The key difference between all the other examples and FBS football conferences (and the NFL for that matter) is the gift of time. There was time to prepare if you are a major FBS conference. The planning may have still resulted in a cancelled/postponed season, but it doesn’t appear that they used that time to truly discuss all options.
I guess I disagree that the difference was time. I think we should look at the similarity, and the similarity was a fact-blind bias against reality. MLB is seeing (and trying to play through) their fact-blind bias against reality. Football at all levels is still up in the air. I hope this doesn't result in serious health crises with players, their families, or their communities. It may not, I'm still not convinced it's inevitable, but it's a risk that shouldn't be ignored.
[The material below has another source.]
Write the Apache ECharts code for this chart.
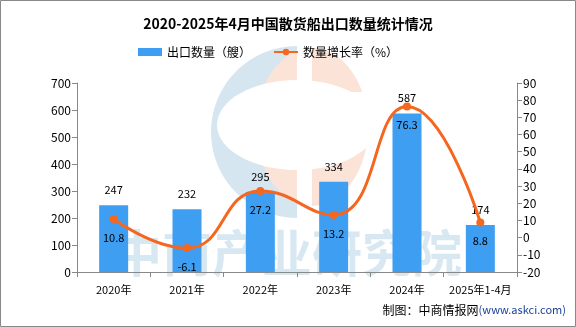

What information did FBS football not have that anyone else had in, say, early June? None, at least if they're reading reliable news sources. We all had the same information. When lots of people were handwringing about opening up in late May/early June, did FBS administrators have less information than governors? Nope, they had the same, and it was biased (the actual facts, that is) towards staying closed. That didn't happen in a lot of places. Almost certainly FBS administrators had less information at the time, but they felt compelled to rely on political leaders, who had politicized a public health crises. Nobody had good information, and everyone pretended they did. Or lied about it. Or lied to themselves about it.
So did FBS have time to prepare, or did they follow the people/institutions that they should be able to trust when making decisions in June about September?
We ALL (on a bureaucratic level, not necessarily individually) dorked it up. And now we win at COVID. Awesome.